- STATED GOAL
Retype exactly the lines from the first one through the line with "from matplotlib.patches import", including both ends; skip any pictures.

- COLLECTED MATERIAL
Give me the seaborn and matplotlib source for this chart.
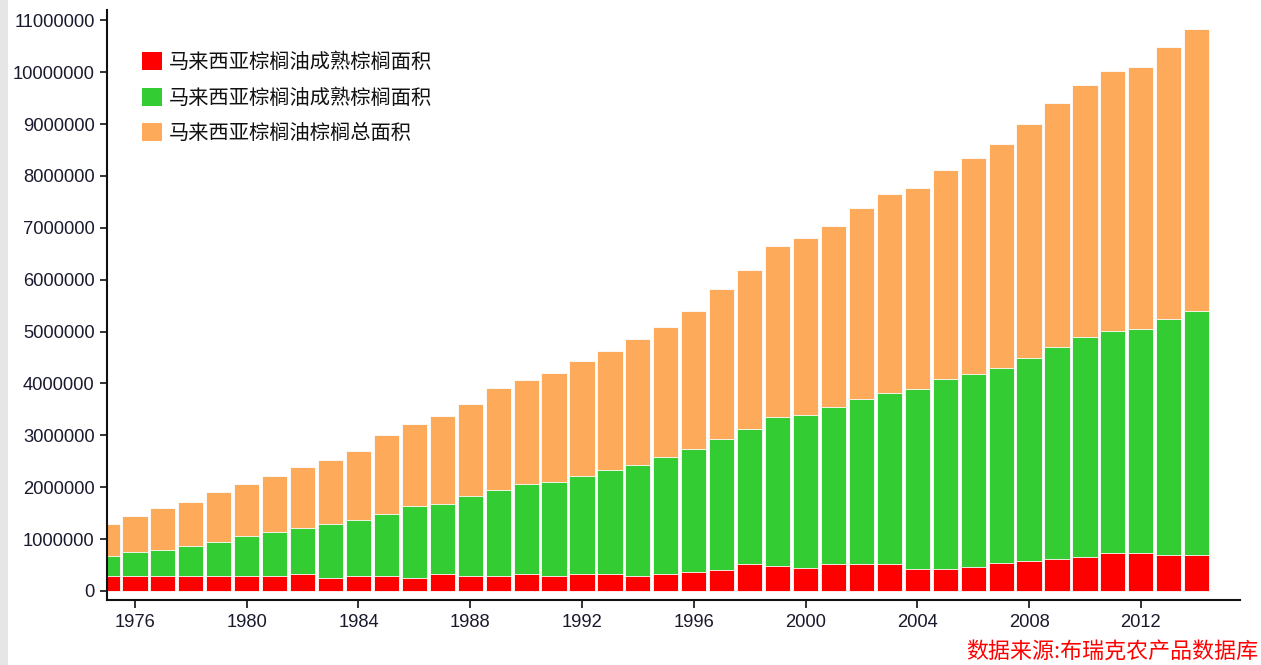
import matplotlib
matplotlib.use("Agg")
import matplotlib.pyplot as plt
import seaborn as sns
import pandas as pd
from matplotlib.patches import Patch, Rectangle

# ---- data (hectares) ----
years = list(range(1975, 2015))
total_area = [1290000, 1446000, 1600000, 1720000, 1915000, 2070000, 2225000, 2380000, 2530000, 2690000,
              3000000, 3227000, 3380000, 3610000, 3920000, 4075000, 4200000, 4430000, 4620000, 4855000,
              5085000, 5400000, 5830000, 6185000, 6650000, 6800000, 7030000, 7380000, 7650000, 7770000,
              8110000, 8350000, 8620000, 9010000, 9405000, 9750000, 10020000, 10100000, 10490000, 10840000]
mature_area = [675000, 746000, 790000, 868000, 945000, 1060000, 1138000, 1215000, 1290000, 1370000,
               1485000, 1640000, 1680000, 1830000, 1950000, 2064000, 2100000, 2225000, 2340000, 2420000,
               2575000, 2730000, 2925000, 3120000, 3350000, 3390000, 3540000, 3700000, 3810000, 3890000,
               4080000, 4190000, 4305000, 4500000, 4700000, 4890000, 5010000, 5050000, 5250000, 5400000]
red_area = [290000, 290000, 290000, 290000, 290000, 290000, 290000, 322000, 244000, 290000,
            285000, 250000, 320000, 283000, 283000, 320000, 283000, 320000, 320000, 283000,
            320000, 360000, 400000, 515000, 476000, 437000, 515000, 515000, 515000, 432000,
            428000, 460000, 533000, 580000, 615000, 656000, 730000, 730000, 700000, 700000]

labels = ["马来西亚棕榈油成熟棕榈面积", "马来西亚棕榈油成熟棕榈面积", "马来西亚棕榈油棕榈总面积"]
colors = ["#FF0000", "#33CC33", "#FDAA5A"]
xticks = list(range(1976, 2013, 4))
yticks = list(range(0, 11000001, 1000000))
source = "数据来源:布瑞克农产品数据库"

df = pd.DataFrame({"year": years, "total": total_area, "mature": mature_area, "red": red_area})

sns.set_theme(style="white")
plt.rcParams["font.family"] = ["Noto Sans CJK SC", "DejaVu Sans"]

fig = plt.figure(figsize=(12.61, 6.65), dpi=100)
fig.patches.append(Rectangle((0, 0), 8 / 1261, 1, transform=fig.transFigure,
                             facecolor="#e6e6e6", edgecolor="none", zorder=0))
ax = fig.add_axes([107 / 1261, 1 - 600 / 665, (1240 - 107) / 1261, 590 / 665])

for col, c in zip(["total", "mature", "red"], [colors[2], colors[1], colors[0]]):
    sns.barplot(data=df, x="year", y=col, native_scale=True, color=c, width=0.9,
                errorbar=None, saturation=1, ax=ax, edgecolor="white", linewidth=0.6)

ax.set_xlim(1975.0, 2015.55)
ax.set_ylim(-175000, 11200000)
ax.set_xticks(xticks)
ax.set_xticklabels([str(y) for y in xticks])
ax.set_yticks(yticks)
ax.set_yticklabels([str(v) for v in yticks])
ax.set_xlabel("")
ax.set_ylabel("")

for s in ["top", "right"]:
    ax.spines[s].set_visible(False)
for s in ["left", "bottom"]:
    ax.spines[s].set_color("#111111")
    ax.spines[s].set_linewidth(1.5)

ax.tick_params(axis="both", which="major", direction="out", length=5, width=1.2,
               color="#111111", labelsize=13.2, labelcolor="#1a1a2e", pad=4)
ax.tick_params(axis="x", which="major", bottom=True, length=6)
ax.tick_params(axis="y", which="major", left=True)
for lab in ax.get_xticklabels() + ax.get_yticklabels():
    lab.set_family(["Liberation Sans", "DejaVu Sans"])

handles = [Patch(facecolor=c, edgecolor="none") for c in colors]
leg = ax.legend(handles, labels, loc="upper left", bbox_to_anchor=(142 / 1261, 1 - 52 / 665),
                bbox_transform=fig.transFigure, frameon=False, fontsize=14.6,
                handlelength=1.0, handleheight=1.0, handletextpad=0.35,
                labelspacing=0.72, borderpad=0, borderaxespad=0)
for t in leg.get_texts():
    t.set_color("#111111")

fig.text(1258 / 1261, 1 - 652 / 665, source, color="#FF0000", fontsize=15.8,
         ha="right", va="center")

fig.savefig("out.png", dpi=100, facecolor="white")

- COMPLETE OUTPUT
Give me the seaborn and matplotlib source for this chart.
import matplotlib
matplotlib.use("Agg")
import matplotlib.pyplot as plt
import seaborn as sns
import pandas as pd
from matplotlib.patches import Patch, Rectangle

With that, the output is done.